The South Korean digital currency task force held a joint meeting in September 2017 to discuss the introduction of stricter regulation and monitoring of virtual currencies, including Bitcoin. The task force is composed of the country’s central bank, financial regulators and cryptocurrency companies.
The meeting was attended by the Korea Fair Trade Commission and the National Tax Service, among others. Agenda items included the strengthening of user authentication procedures at exchanges and the ‘suspicious transaction reporting’ systems used at banks for deals related to virtual currencies.
In his statement, Financial Services Commission (FSC) and task force chairperson Kim Yong-beom said that cryptocurrencies are neither money, nor currency, nor financial products.
“At this point, digital currencies cannot be considered money and currency, nor financial products.”
Possible ban on initial coin offerings and other developments
Other topics discussed at the meeting include the possible banning of ICO fundraising platforms due to violations of the Capital Market Act. Under the law, raising funds through stock issuance using cryptocurrencies is considered an illegal act.

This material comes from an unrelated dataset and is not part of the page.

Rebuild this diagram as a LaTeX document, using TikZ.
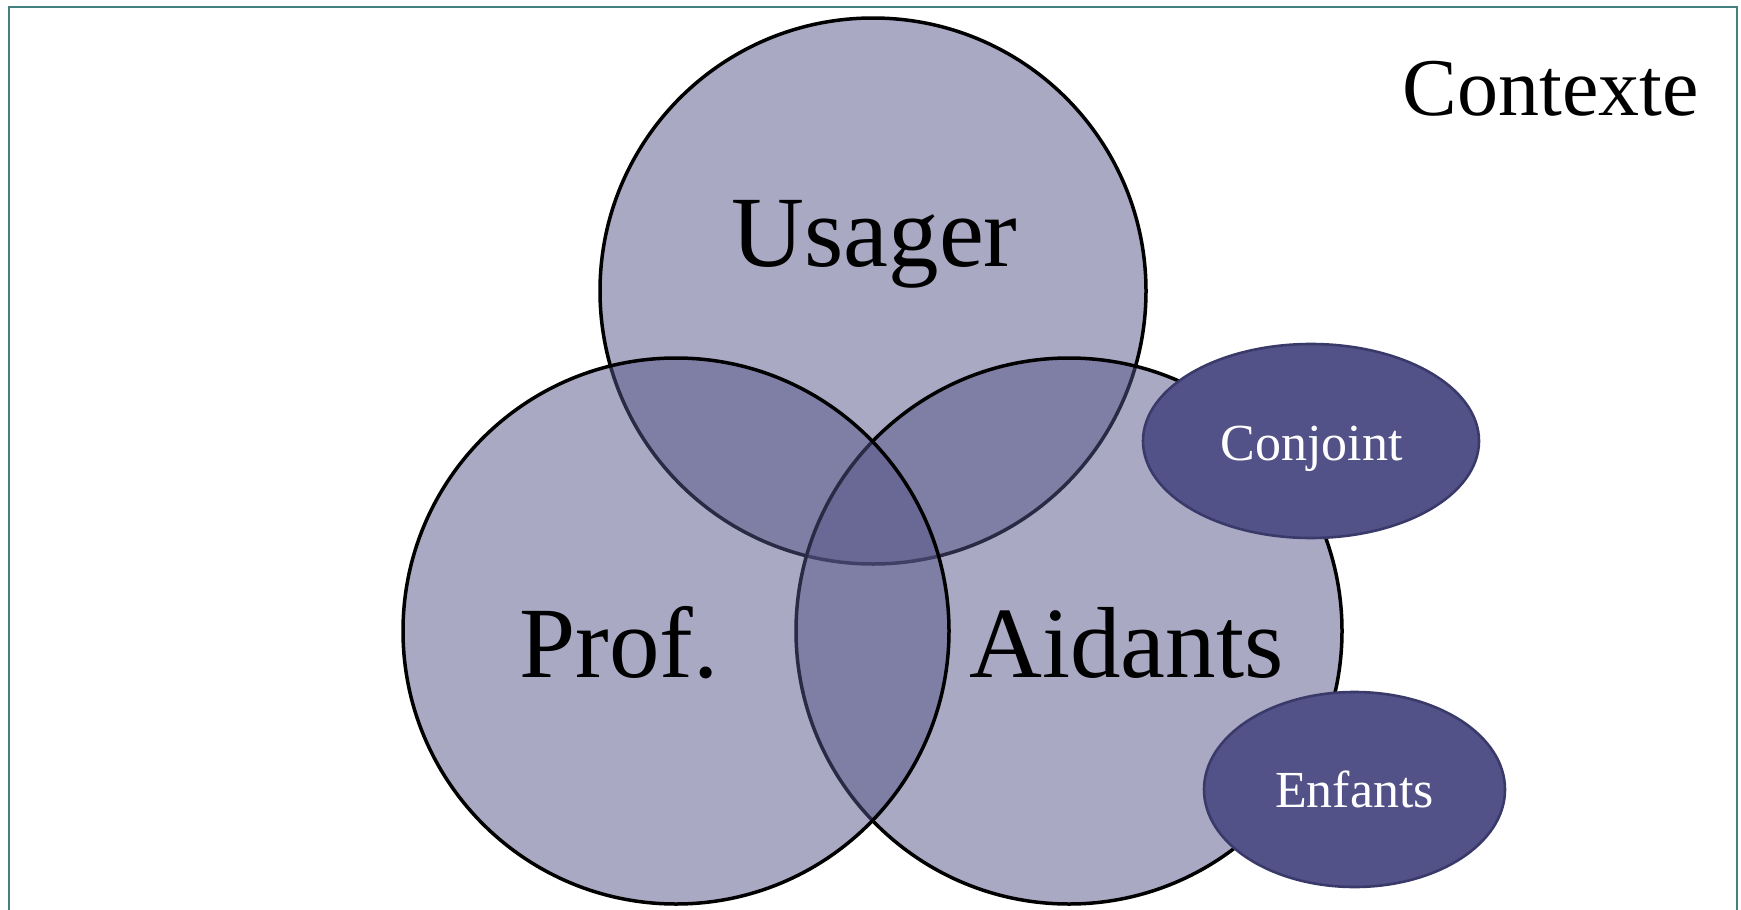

An FSC official claimed that they will expand on the provisions of the Act on fundraising.
“We will clearly state the foundations of the Act on the Regulation of Conducting Fund-Raising Business Without Permission for illegal fund-raising impersonating digital currency investment and strengthen levels of punishment.”
Also discussed at the meeting are the need to tackle the lax cybersecurity practices in the country that have resulted in substantial customer data breaches and theft of funds at a major Bitcoin exchange. Other concerns were also discussed, such as the character of virtual currency traders, taxation and permits.
Meanwhile, South Korean lawmakers are already advancing a set of bills to create a regulatory framework for cryptocurrencies. Such move will likely lead to the legalization and regulation of virtual currencies like Bitcoin and Ethereum in the country.